Friday, February 08, 2008

Big Climate Post

Several interesting articles popped up in the various feeds and trackers I use, so rather than make a separate post for each one, I'm just going to do one of my infrequent mega-posts.

First up is a new study that confirms the findings of dozens of other studies: If you take into account all the CO2 produced, burning ethanol produces more CO2 than burning the equivalent amount of gasoline. This has been known practically since the scheme of blending alcohol into our gasoline was cooked up back in the early 1980's. The entire ethanol "industry" from the corn field to the gas pump is nothing but a fraud that involves the transfer of millions of dollars every year from taxpayers to the farming and energy sectors. Ethanol is a complete failure economically and environmentally. Enough already.

One issue I have with the article is lumping all biofuels in with ethanol made from food crops. If the focus was shifted from making ethanol from corn or soybeans to making ethanol or methanol from saw dust, tree bark, lawn clippings, switch grass, etc., or even light crude from turkey guts, we wouldn't be having this conversation. But we have to save the family farm, and what better way than by running up world food prices by burning crops in our cars.

Next is a somewhat humorous article about Georgia trying to move the state border in order to gain access to more water. Georgia has been hammered by drought and population growth resulting in massive water shortages. No one is taking this border-moving nonsense seriously. At least not yet. But massive, centuries-long droughts have occurred before and will happen again. Watch for water wars in the next couple decades.

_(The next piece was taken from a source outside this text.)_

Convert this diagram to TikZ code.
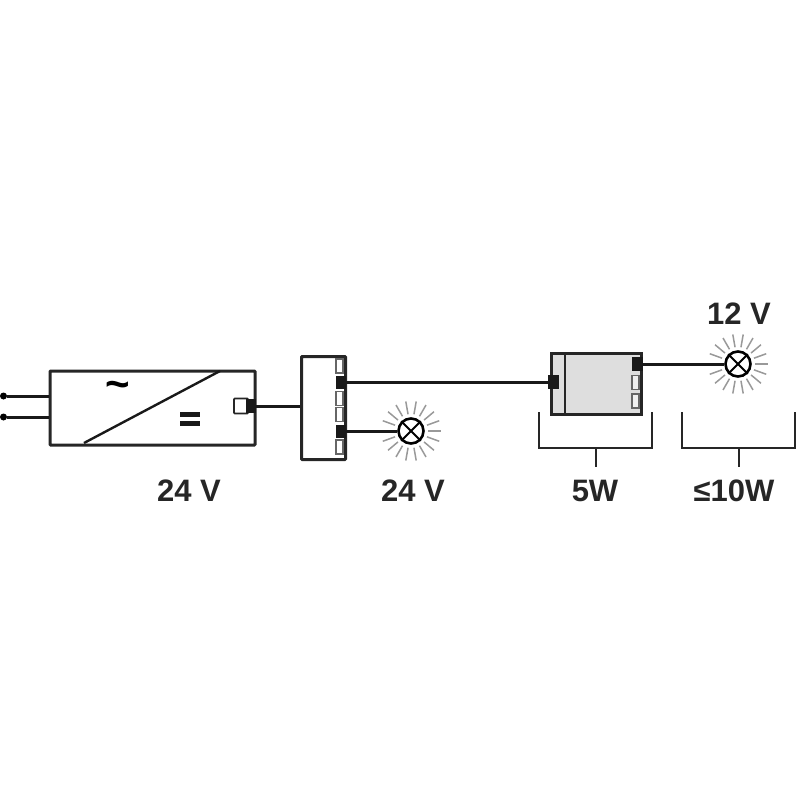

The next two article are closely related. One is written by a real scientist working on the IPCC blasting the extremism in an up-coming National Geographic special. Understand that this is a guy that finds a six-degree shift "plausible." What he finds ridiculous is the projected effects. One point that he makes is key to understanding just what it is we are talking about:
It’s 90 degrees from Pole to Equator, and the hottest and coldest places on Earth, Ethiopia’s Danakil Depression and the Antarctic Plateau, are 83 Degrees Celsius apart.
In other words, if you stay at the same altitude, a difference of one degree Celsius is the same as driving south one degree of latitude, or about 69 miles.
If one degree is nature’s answer to Lynas’ question, the flora and fauna of Newark, New Jersey has about a century to adopt to the climate of Newark, Delaware. If the answer is three, make that Newport, Rhode Island, and Newport News, Virginia. If, defying statistical gravity we see the six degree Celsius shift that is the focus of the Special Effects industry 22nd century shockumentaries will compare footage of Birmingham, Alabama today with Birmingham, Michigan tomorrow. Don’t expect a lot of Oscars, because the summers Alabama’s biotreme already endure are about as hot as even nature stoked on CO2 will be able to deliver—the sun is not going to get hotter on our account.
That last sentence is a good lead-in to the final article that discusses a fact little-known and never-discussed in the Al Gore camp called the Maunder Minimum. Every few centuries, the sun cools off. We are due, and there is some evidence that we may be moving into one. The last time this happened in the late 17th century, humanity was blessed by "massive crop failures, famine and death in Northern Europe." Sounds like a fun time. The article's conclusion:
"Solar activity has overpowered any effect that CO2 has had before, and it most likely will again," Patterson says. "If we were to have even a medium-sized solar minimum, we could be looking at a lot more bad effects than 'global warming' would have had."

...

A Hoover Institution Study a few years back examined historical data and came to a similar conclusion.

"The effects of solar activity and volcanoes are impossible to miss. Temperatures fluctuated exactly as expected, and the pattern was so clear that, statistically, the odds of the correlation existing by chance were one in 100," according to Hoover fellow Bruce Berkowitz.

The study says that "try as we might, we simply could not find any relationship between industrial activity, energy consumption and changes in global temperatures."

The study concludes that if you shut down all the world's power plants and factories, "there would not be much effect on temperatures."

Why do I have the odd suspicion that neither of these studies will be mentioned as a counterpoint to the National Geographic Channel's hysteria-fest?